How to Winterize a Dog House

Winterize a Dog House
Winterize a Dog House (Image: microsoft office clip gallery)

When the weather becomes colder or inclement weather increases, which can be as early as September depending on what part of the country you reside in, do not forget your dogs when you winterize, especially if your dog spend time indoors in the evenings or at night. It is a common misconception that dogs won't freeze and that nature made them better able to handle extreme weather conditions because their coats become heavier, etc. during the winter. Here are some tips for ensuring that your dog house is warm and that your pet will be protected.

Things You'll Need

  • Rubber mat the size of the dog house doorway
  • sealant, roof tiles, and/or siding
  • Wood shavings, hay, or straw for bedding material
  • Dog house

Where you place your dog house can make the difference in how cold it gets inside. You want to make sure that the opening or doorway to your dog house is facing the south or west (preferably the south), as the coldest air and wind typically comes in from the north and northeast during the winter.

Also consider attaching a thick rubber flap to the top of the doorway on your doghouse and that hangs close to the bottom so your dog can go in and out easily and to help protect them from the cold winter winds or conditions like snow or sleet that could blow into the structure.

Check every few days to make sure the bedding in your doghouse is clean and dry. You want to use wood shavings, straw and hay for bedding.

According to the Salem Animal Rescue League, you should avoid using old blankets, rugs, or newspapers for bedding in your doghouse as these items pack down easily, becoming less comfortable for your dog and therefor providing less warmth.

If you have a wooden garage or outdoor shed, you might consider having a doggie door installed so that your dog can go into the garage at night to keep warm and sleep. You could close off a small area so that when if your dog went inside they would be contained to a specific area and be unable to wander all over the place.

Make sure your dog house is as airtight as you can make it on the outside to keep cold air and wind drafts from getting inside where your dog will be sleeping. You can purchase liquid sealants to paint on the outside of your dog house with a paintbrush or roller.

You can even purchase standard roof tiles, which come in a variety of colors, and nail them onto the outside of your dog house and on the roof, or measure your dog house for siding. Both roof tiles and siding will help insulate your dog house as well as helping keep out cold air and inclement weather.

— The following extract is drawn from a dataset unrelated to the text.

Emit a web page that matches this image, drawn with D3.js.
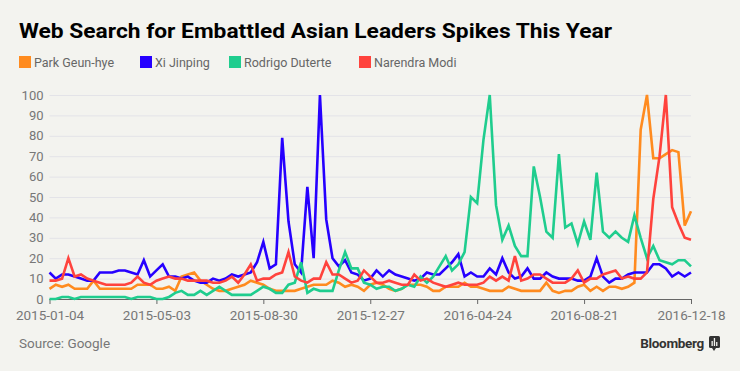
<!DOCTYPE html>
<html>
<head>
<meta charset="utf-8">
<script src="https://cdn.jsdelivr.net/npm/d3@7"></script>
<style>
  body { margin: 0; background: #f3f3ef; }
  svg { display: block; font-family: Roboto, "Liberation Sans", sans-serif; }
</style>
</head>
<body>
<script>
// weekly google search interest, 2015-01-04 .. 2016-12-18
var startDate = "2015-01-04";
var tickLabels = ["2015-01-04", "2015-05-03", "2015-08-30", "2015-12-27", "2016-04-24", "2016-08-21", "2016-12-18"];
var yTicks = [0, 10, 20, 30, 40, 50, 60, 70, 80, 90, 100];

var names = ["Park Geun-hye", "Xi Jinping", "Rodrigo Duterte", "Narendra Modi"];
var colors = ["#ff8b1f", "#2600ff", "#1fcd8e", "#ff433d"];

var park = [5,7,6,7,5,5,5,9,5,5,5,5,5,5,7,7,7,5,5,6,4,11,12,13,9,7,5,
    4,4,5,6,7,9,8,7,5,4,4,4,4,5,6,7,7,7,9,8,6,7,6,4,7,8,7,
    5,4,5,7,7,7,6,4,4,6,6,6,8,6,6,5,4,4,4,6,5,4,4,4,4,8,
    4,3,4,4,6,7,4,6,4,6,6,5,6,8,83,100,69,69,71,73,72,36,43];
var xi = [13,10,12,12,11,10,9,9,13,13,13,14,14,13,12,19,11,14,17,11,11,10,11,9,8,8,10,
    9,10,12,11,12,13,18,28,15,17,79,38,17,13,55,20,100,39,20,16,19,13,12,9,10,14,11,
    14,12,11,10,9,10,13,12,12,15,18,22,11,13,11,11,15,12,20,13,10,11,15,10,10,13,
    11,10,10,10,9,9,11,20,11,8,10,10,12,13,13,13,17,17,15,11,13,11,13];
var duterte = [0,0,1,1,0,1,1,1,1,1,1,1,1,0,1,1,1,0,0,1,3,4,2,2,4,2,4,
    6,4,2,2,2,2,4,6,5,3,3,7,8,18,3,5,4,4,4,14,23,15,15,8,7,5,6,
    6,4,5,7,6,11,8,11,16,21,14,17,23,50,47,78,100,46,29,36,26,21,21,65,50,33,
    30,71,35,37,27,38,29,62,33,30,33,30,28,41,30,20,26,19,18,17,19,19,16];
var modi = [9,9,10,20,11,12,10,9,8,7,7,7,7,8,11,8,7,9,10,11,10,10,9,9,9,9,8,
    8,9,11,8,12,17,9,10,10,12,13,23,11,9,8,10,10,18,12,12,10,8,9,14,11,8,8,
    9,8,7,7,12,9,10,8,7,6,7,8,7,7,7,8,11,9,11,9,21,9,10,12,12,10,
    8,8,8,10,14,8,10,10,12,13,14,10,11,10,10,13,49,70,100,45,37,30,29];

var series = [park, xi, duterte, modi];

var W = 740, H = 371;
var plotLeft = 49.5, plotRight = 691, plotTop = 95, plotBottom = 299;

var parse = d3.timeParse("%Y-%m-%d");
var t0 = parse(startDate);
var dates = park.map(function (d, i) { return d3.timeDay.offset(t0, i * 7); });

var x = d3.scaleTime()
    .domain([t0, parse(tickLabels[tickLabels.length - 1])])
    .range([plotLeft, plotRight]);
var y = d3.scaleLinear()
    .domain([0, 100])
    .range([plotBottom, plotTop]);

var svg = d3.select("body").append("svg")
    .attr("width", W)
    .attr("height", H);

svg.append("rect").attr("width", W).attr("height", H).attr("fill", "#f3f3ef");

// title
svg.append("text")
    .attr("x", 19)
    .attr("y", 38)
    .attr("font-size", 20)
    .attr("font-weight", "bold")
    .attr("fill", "#000")
    .attr("textLength", 593)
    .attr("lengthAdjust", "spacingAndGlyphs")
    .text("Web Search for Embattled Asian Leaders Spikes This Year");

// legend
var legendX = [19, 140, 229, 359];
var legend = svg.selectAll("g.legend")
    .data(names)
    .enter()
    .append("g")
    .attr("class", "legend")
    .attr("transform", function (d, i) { return "translate(" + legendX[i] + ",56)"; });
legend.append("rect")
    .attr("width", 12)
    .attr("height", 12)
    .attr("fill", function (d, i) { return colors[i]; });
legend.append("text")
    .attr("x", 15)
    .attr("y", 10.5)
    .attr("font-size", 12.5)
    .attr("fill", "#666")
    .text(function (d) { return d; });

// grid + y axis
var yAxis = d3.axisLeft(y)
    .tickValues(yTicks)
    .tickSize(-(plotRight - plotLeft))
    .tickPadding(6)
    .tickFormat(d3.format("d"));

svg.append("g")
    .attr("class", "y axis")
    .attr("transform", "translate(" + plotLeft + ",0)")
    .call(yAxis)
    .call(function (g) {
        g.select(".domain").remove();
        g.selectAll(".tick line").attr("stroke", "#e3e3e8").attr("stroke-width", 1);
        g.selectAll(".tick text")
            .attr("font-size", 13)
            .attr("fill", "#777")
            .attr("font-family", "Roboto, sans-serif");
        g.selectAll(".tick").filter(function (d) { return d === 0; }).select("line").remove();
    });

// x axis
var xAxis = d3.axisBottom(x)
    .tickValues(tickLabels.map(parse))
    .tickSize(5)
    .tickPadding(6)
    .tickFormat(d3.timeFormat("%Y-%m-%d"));

svg.append("g")
    .attr("class", "x axis")
    .attr("transform", "translate(0," + plotBottom + ")")
    .call(xAxis)
    .call(function (g) {
        g.select(".domain").attr("stroke", "#666").attr("d", "M" + plotLeft + ",0.5H" + plotRight);
        g.selectAll(".tick line").attr("stroke", "#666");
        g.selectAll(".tick text")
            .attr("font-size", 13.5)
            .attr("fill", "#777")
            .attr("font-family", "Roboto, sans-serif");
    });

// lines
var line = d3.line()
    .x(function (d, i) { return x(dates[i]); })
    .y(function (d) { return y(d); });

svg.selectAll("path.series")
    .data(series)
    .enter()
    .append("path")
    .attr("class", "series")
    .attr("fill", "none")
    .attr("stroke", function (d, i) { return colors[i]; })
    .attr("stroke-width", 2.6)
    .attr("stroke-linejoin", "miter")
    .attr("d", line);

// footer
svg.append("text")
    .attr("x", 19)
    .attr("y", 348)
    .attr("font-size", 13.5)
    .attr("fill", "#777")
    .text("Source: Google");

svg.append("text")
    .attr("x", 704)
    .attr("y", 348)
    .attr("text-anchor", "end")
    .attr("font-size", 13.5)
    .attr("font-weight", "bold")
    .attr("fill", "#333")
    .attr("letter-spacing", -0.3)
    .text("Bloomberg");

var logo = svg.append("g").attr("transform", "translate(709,336)");
logo.append("rect").attr("width", 11).attr("height", 12).attr("rx", 1.5).attr("fill", "#333");
logo.append("path").attr("d", "M3,12 L5,15 L7,12 Z").attr("fill", "#333");
logo.selectAll("rect.bar")
    .data([5, 8, 4])
    .enter()
    .append("rect")
    .attr("class", "bar")
    .attr("x", function (d, i) { return 2.5 + i * 2.3; })
    .attr("y", function (d) { return 10 - d; })
    .attr("width", 1.3)
    .attr("height", function (d) { return d; })
    .attr("fill", "#f3f3ef");
</script>
</body>
</html>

Make sure that the interior space in your dog house is the right size, since according to the Salem Animal Rescue Foundation, the size of your dog house should allow your dog to sit completely up and to stretch out when lying down. .

Tips & Warnings

  • If you put roof tiles on the roof of your dog house, remember to over lap the tiles about two to three inches before nailing them down. The same rule applies for putting tiles on the outside walls, or you can put them end to end on the walls and then put caulking along the adjoining edge to seal them. According to the Salem Animal Rescue League, there should be enough interior space in your dog house for your pet to sit up completely and to stretch out all the way to sleep. Of course, you could also consider letting your dogs indoors at night and confining them to a kitchen, enclosed porch or basement and then putting them back outdoors during the day and evening.
  • Too much interior space in a dog house can cause your pet to lose its body heat and too little space to allow for easy movement could drive your dog outside to sleep, even in frigid weather.